The quality of some of the art on view was high enough to renew concerns that in creating the Paris fair, Art Basel cannibalized itself: will galleries stop saving their best material for Switzerland? Hauser’s Payot doesn’t see that happening anytime soon.

“Not that this doesn’t happen in Paris, but collectors come to Basel with a clear intention to buy,” he said, adding that the booths are bigger in Basel, allowing the gallery to show off its full program. “Paris is phenomenal,” he added, while noting that the city’s many attractions, from top restaurants to world-class museums, can be a distraction. “People come to Paris for Paris.”

The shorter opening hours on Tuesday also meant some visitors didn’t make it upstairs to the Emerging and Premise sections. But even so, several of the dealers presenting there told ARTnews that they sold works, or had pieces on hold.

Tanoa Sasraku, and one of her artworks at Art Basel Paris.

Courtesy the artist and Vardaxoglou Gallery, London

Alex Vardaxoglou, of the namesake Vardaxoglou Gallery in London, which he started in his living room five years ago, said he was thrilled with his first fair day. He claimed to be showing the largest artwork at Art Basel: a monumental, five-meter-tall monolithic, free-standing sculpture by UK artist Tanoa Sasraku called Mascot (2025), priced at £185,000 ($248,000). Sasraku is also featured in a new solo show at the ICA in London, and Vardaxoglou said he is very close to placing her monumental piece, which is about her late father. He also sold most of the artist’s smaller works at the preview.
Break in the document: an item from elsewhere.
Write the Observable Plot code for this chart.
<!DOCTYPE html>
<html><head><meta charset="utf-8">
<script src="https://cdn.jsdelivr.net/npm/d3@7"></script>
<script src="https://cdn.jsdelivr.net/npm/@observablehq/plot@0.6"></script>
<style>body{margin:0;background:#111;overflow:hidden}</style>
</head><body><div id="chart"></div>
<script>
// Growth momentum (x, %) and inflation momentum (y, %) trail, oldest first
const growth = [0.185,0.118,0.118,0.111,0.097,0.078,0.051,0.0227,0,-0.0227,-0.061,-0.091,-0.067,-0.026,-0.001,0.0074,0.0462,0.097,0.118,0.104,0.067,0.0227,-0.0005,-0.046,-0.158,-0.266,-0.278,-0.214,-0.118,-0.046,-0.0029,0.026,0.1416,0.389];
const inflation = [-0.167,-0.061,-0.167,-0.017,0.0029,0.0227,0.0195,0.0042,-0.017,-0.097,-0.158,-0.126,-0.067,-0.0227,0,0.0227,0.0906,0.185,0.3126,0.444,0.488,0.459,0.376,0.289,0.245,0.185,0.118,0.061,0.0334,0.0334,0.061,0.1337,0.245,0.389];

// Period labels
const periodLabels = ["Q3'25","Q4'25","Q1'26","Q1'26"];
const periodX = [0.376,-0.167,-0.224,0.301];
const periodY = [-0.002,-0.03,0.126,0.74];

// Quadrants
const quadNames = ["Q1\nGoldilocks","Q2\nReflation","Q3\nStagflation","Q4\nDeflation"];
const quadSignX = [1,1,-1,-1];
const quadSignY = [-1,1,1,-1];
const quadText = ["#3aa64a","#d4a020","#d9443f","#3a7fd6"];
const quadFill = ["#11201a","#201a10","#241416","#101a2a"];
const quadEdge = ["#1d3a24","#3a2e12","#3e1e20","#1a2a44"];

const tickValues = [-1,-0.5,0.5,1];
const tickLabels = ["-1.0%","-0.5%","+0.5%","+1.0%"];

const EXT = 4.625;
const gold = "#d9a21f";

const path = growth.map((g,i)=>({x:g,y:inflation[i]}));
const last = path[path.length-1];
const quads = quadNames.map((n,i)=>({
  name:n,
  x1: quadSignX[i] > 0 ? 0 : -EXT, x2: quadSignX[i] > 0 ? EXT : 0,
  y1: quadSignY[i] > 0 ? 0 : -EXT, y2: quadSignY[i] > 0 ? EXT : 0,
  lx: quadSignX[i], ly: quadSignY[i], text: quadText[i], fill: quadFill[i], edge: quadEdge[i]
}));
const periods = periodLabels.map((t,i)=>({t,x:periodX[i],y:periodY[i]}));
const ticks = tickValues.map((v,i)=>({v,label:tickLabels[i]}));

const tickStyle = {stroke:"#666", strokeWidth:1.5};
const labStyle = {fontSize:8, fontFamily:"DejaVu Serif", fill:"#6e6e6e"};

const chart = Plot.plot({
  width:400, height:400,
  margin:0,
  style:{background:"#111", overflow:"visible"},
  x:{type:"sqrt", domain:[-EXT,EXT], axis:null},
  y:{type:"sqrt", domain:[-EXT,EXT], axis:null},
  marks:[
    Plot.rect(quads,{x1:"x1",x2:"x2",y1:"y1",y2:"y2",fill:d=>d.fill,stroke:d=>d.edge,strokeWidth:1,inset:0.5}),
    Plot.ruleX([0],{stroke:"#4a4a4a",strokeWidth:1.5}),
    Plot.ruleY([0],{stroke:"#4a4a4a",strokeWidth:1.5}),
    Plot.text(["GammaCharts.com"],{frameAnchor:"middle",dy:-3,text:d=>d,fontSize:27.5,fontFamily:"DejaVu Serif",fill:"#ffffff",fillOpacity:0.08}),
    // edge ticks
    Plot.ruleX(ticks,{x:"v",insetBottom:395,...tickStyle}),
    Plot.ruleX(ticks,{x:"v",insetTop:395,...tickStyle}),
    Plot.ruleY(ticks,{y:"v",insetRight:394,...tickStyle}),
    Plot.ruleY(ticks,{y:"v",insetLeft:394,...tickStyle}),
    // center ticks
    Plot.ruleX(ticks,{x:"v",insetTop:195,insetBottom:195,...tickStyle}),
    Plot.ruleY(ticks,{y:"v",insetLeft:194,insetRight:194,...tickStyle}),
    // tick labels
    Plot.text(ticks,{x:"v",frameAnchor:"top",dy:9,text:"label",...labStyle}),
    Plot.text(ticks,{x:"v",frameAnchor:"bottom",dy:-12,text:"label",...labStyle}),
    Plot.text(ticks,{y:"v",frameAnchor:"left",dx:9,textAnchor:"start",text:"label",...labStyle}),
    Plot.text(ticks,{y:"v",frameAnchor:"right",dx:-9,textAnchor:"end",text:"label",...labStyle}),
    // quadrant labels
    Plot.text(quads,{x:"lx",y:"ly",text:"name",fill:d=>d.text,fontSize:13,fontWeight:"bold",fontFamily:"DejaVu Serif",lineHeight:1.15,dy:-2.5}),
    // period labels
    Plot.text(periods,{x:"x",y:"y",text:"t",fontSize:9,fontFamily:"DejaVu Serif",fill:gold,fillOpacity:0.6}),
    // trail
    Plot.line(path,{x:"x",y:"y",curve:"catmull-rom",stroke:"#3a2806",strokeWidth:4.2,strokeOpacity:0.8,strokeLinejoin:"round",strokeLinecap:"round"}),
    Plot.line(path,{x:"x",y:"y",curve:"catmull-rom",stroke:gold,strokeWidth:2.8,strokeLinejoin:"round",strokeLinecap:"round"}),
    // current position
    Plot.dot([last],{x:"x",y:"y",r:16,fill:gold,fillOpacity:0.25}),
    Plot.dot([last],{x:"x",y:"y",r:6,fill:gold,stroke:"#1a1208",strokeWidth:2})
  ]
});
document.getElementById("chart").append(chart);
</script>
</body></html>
“It’s my first time at Art Basel, and I feel like this is the best kind of possible start,” he said.

Belgian art collector Alain Servais made a beeline for the upstairs galleries and found that many dealers had made a lot of presales. “One thing dealers told me, that they won’t tell you,” Servais said, “is that their pre-sales were better than expected. They were surprised.”

The Avant Première also extended the length of the Paris fair to another half day, which can mean some added costs for galleries, but most said they appreciated the extra time. The early opening also brought the fair dates closer to Frieze for foreign—and especially American—travelers trying to fit in both cities.
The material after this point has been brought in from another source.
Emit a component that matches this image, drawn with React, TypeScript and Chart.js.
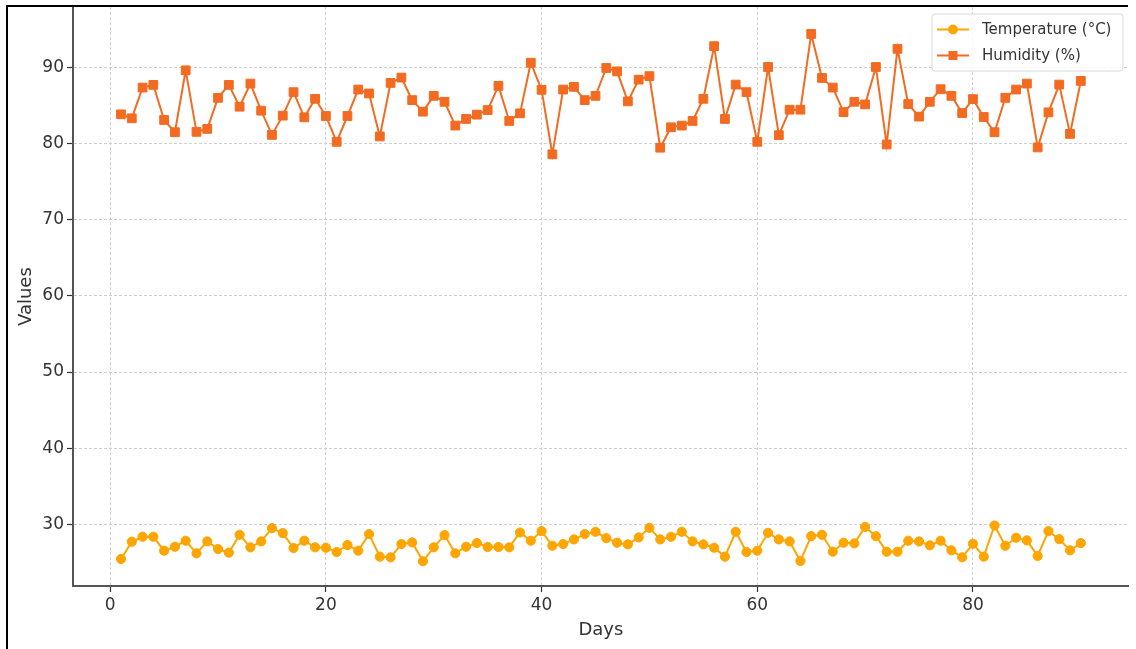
import { useEffect, useRef } from "react";
import { Chart, registerables } from "chart.js";

Chart.register(...registerables);

const days = [
  1, 2, 3, 4, 5, 6, 7, 8, 9, 10, 11, 12, 13, 14, 15, 16, 17, 18, 19, 20,
  21, 22, 23, 24, 25, 26, 27, 28, 29, 30, 31, 32, 33, 34, 35, 36, 37, 38, 39, 40,
  41, 42, 43, 44, 45, 46, 47, 48, 49, 50, 51, 52, 53, 54, 55, 56, 57, 58, 59, 60,
  61, 62, 63, 64, 65, 66, 67, 68, 69, 70, 71, 72, 73, 74, 75, 76, 77, 78, 79, 80,
  81, 82, 83, 84, 85, 86, 87, 88, 89, 90,
];

const temperature = [
  25.43, 27.7, 28.35, 28.35, 26.52, 27.04, 27.83, 26.17, 27.74, 26.74,
  26.26, 28.61, 26.96, 27.74, 29.48, 28.83, 26.87, 27.83, 26.96, 26.91,
  26.35, 27.26, 26.52, 28.7, 25.74, 25.65, 27.39, 27.61, 25.13, 26.96,
  28.57, 26.17, 27.04, 27.52, 27.0, 27.0, 26.96, 28.91, 27.83, 29.09,
  27.17, 27.39, 28.0, 28.7, 29.0, 28.17, 27.57, 27.35, 28.26, 29.52,
  28.0, 28.35, 29.0, 27.74, 27.35, 26.91, 25.74, 29.0, 26.35, 26.52,
  28.87, 28.0, 27.74, 25.17, 28.43, 28.61, 26.39, 27.57, 27.48, 29.65,
  28.43, 26.39, 26.39, 27.83, 27.74, 27.22, 27.83, 26.57, 25.65, 27.43,
  25.74, 29.83, 27.17, 28.22, 27.87, 25.83, 29.09, 28.04, 26.57, 27.52,
];

const humidity = [
  83.87, 83.35, 87.39, 87.74, 83.13, 81.52, 89.65, 81.57, 81.96, 86.04,
  87.74, 84.87, 87.91, 84.35, 81.17, 83.7, 86.78, 83.48, 85.91, 83.65,
  80.26, 83.65, 87.13, 86.61, 80.96, 88.0, 88.7, 85.74, 84.22, 86.3,
  85.52, 82.39, 83.26, 83.83, 84.43, 87.61, 83.0, 84.0, 90.65, 87.09,
  78.61, 87.13, 87.48, 85.74, 86.3, 89.96, 89.52, 85.57, 88.43, 88.89,
  79.48, 82.17, 82.39, 83.0, 85.91, 92.83, 83.26, 87.78, 86.78, 80.26,
  90.09, 81.13, 84.48, 84.48, 94.43, 88.65, 87.39, 84.17, 85.52, 85.17,
  90.09, 79.91, 92.48, 85.22, 83.57, 85.52, 87.17, 86.3, 84.04, 85.87,
  83.52, 81.52, 86.04, 87.13, 87.91, 79.52, 84.13, 87.78, 81.3, 88.26,
];

const xTicks = [0, 20, 40, 60, 80];
const yTicks = [30, 40, 50, 60, 70, 80, 90];
const seriesLabels = ["Temperature (°C)", "Humidity (%)"];
const xTitle = "Days";
const yTitle = "Values";

const TEMP_COLOR = "#FFA500";
const HUM_COLOR = "#F26B21";
const FONT = "'DejaVu Sans', sans-serif";
const TEXT = "#333333";

const frameAndLegend = {
  id: "frameAndLegend",
  afterDraw(chart: any) {
    const ctx = chart.ctx;
    ctx.save();
    // legend box
    const x0 = 932, y0 = 14, w = 191, h = 57, r = 3;
    ctx.beginPath();
    ctx.moveTo(x0 + r, y0);
    ctx.lineTo(x0 + w - r, y0);
    ctx.quadraticCurveTo(x0 + w, y0, x0 + w, y0 + r);
    ctx.lineTo(x0 + w, y0 + h - r);
    ctx.quadraticCurveTo(x0 + w, y0 + h, x0 + w - r, y0 + h);
    ctx.lineTo(x0 + r, y0 + h);
    ctx.quadraticCurveTo(x0, y0 + h, x0, y0 + h - r);
    ctx.lineTo(x0, y0 + r);
    ctx.quadraticCurveTo(x0, y0, x0 + r, y0);
    ctx.closePath();
    ctx.fillStyle = "rgba(255,255,255,0.85)";
    ctx.fill();
    ctx.strokeStyle = "#d9d9d9";
    ctx.lineWidth = 1;
    ctx.stroke();

    const colors = [TEMP_COLOR, HUM_COLOR];
    seriesLabels.forEach((label, i) => {
      const cy = 29.5 + i * 26;
      ctx.strokeStyle = colors[i];
      ctx.lineWidth = 2;
      ctx.beginPath();
      ctx.moveTo(937, cy);
      ctx.lineTo(969, cy);
      ctx.stroke();
      ctx.fillStyle = colors[i];
      if (i === 0) {
        ctx.beginPath();
        ctx.arc(953, cy, 5, 0, Math.PI * 2);
        ctx.fill();
      } else {
        ctx.fillRect(953 - 4.5, cy - 4.5, 9, 9);
      }
      ctx.fillStyle = TEXT;
      ctx.font = `15px ${FONT}`;
      ctx.textBaseline = "middle";
      ctx.textAlign = "left";
      ctx.fillText(label, 982, cy + 1);
    });

    // outer frame of the picture
    ctx.fillStyle = "#000";
    ctx.fillRect(6, 5, 2, 644);
    ctx.fillRect(6, 5, 1122, 2);
    ctx.restore();
  },
};

export default function App() {
  const ref = useRef<HTMLCanvasElement | null>(null);

  useEffect(() => {
    if (!ref.current) return;
    const tempPoints = days.map((d, i) => ({ x: d, y: temperature[i] }));
    const humPoints = days.map((d, i) => ({ x: d, y: humidity[i] }));

    const chart = new Chart(ref.current, {
      type: "line",
      data: {
        datasets: [
          {
            label: seriesLabels[0],
            data: tempPoints,
            borderColor: TEMP_COLOR,
            backgroundColor: TEMP_COLOR,
            pointBackgroundColor: TEMP_COLOR,
            pointBorderColor: TEMP_COLOR,
            pointStyle: "circle",
            pointRadius: 4.6,
            pointBorderWidth: 1,
            borderWidth: 2,
            tension: 0,
          },
          {
            label: seriesLabels[1],
            data: humPoints,
            borderColor: HUM_COLOR,
            backgroundColor: HUM_COLOR,
            pointBackgroundColor: HUM_COLOR,
            pointBorderColor: HUM_COLOR,
            pointStyle: "rect",
            pointRadius: 6.2,
            pointBorderWidth: 1,
            borderWidth: 2,
            tension: 0,
          },
        ],
      },
      options: {
        responsive: false,
        animation: false,
        layout: { padding: { left: 0, top: 5, right: 3, bottom: 0 } },
        plugins: {
          legend: { display: false },
          tooltip: { enabled: false },
        },
        scales: {
          x: {
            type: "linear",
            min: -3.45,
            max: 94.45,
            afterBuildTicks: (scale: any) => {
              scale.ticks = xTicks.map((v) => ({ value: v }));
            },
            afterFit: (scale: any) => {
              scale.height = 63;
              scale.paddingLeft = 0;
              scale.paddingRight = 0;
            },
            ticks: {
              color: TEXT,
              font: { family: FONT, size: 17 },
              padding: 3,
              maxRotation: 0,
            },
            grid: {
              color: "#cfcfcf",
              lineWidth: 1,
              drawTicks: true,
              tickLength: 6,
              tickColor: "#333",
              tickWidth: 1.2,
            },
            border: { display: true, color: "#555", width: 2, dash: [3, 2] },
            title: {
              display: true,
              text: xTitle,
              color: TEXT,
              font: { family: FONT, size: 18 },
              padding: { top: 0, bottom: 8 },
            },
          },
          y: {
            type: "linear",
            min: 21.88,
            max: 97.95,
            afterBuildTicks: (scale: any) => {
              scale.ticks = yTicks.map((v) => ({ value: v }));
            },
            afterFit: (scale: any) => {
              scale.width = 73;
              scale.paddingTop = 0;
              scale.paddingBottom = 0;
            },
            ticks: {
              color: TEXT,
              font: { family: FONT, size: 17 },
              padding: 3,
            },
            grid: {
              color: "#cfcfcf",
              lineWidth: 1,
              drawTicks: true,
              tickLength: 6,
              tickColor: "#333",
              tickWidth: 1.2,
            },
            border: { display: true, color: "#555", width: 2, dash: [3, 2] },
            title: {
              display: true,
              text: yTitle,
              color: TEXT,
              font: { family: FONT, size: 18 },
              padding: { top: 16, bottom: 0 },
            },
          },
        },
      },
      plugins: [frameAndLegend],
    } as any);

    return () => chart.destroy();
  }, []);

  return (
    <div style={{ position: "absolute", left: 0, top: 0, width: 1136, height: 649, background: "#fff" }}>
      <canvas ref={ref} width={1136} height={649} style={{ display: "block" }} />
    </div>
  );
}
“I think everybody was happy,” Servais said.

Upstairs, the good news kept coming at London galleries Nicoletti and Seventeen, who split the costs of their combined, standout booth. Oswaldo Nicoletti, founder of his eponymous gallery, also echoed others who said visitors were more international at the Paris fair than at Frieze last week.

“Both galleries have made good sales already, to very good collections,” Nicoletti said. The overall pace stayed “relaxed” at the Tuesday premiere, but “very productive and qualitative. I think tomorrow will be a little more hectic,” he observed.

Both galleries are showing a must-see presentation of installation, sculpture, sound, and painted works. Nicoletti sold one work by Abbas Zahedi for £15,000 ($20,000), and a painted “altarpiece” on carved wood by Josèfa Ntjam is on hold. At Seventeen, David Hoyland said he sold two Justin Fitzpatricks for €16,000 ($18,600) “instantly.”

Still, broadly speaking the current art market tends to be on the slower side, Hoyland said. “The deals are still there. It just takes longer. It feels like everyone’s realized that they don’t have to panic and they can think about what they want and have a conversation, and actually look at the work, and still get it,” he continued. “So this ‘market cooling’ just means people get to think about stuff more.”

New York-based art advisor Tanja Weingartner said the new, more deliberate pace is a good thing.  

“For art advisors, crises like this one are an opportunity. This is the time to buy. This is the time to really go into the deep end,” Weingartner told ARTnews. “When the market is frothy, you don’t want to mess around. So now all the gamblers and the party people are gone, and you can actually focus on artists’ perspectives and concerns and have a conversation again.”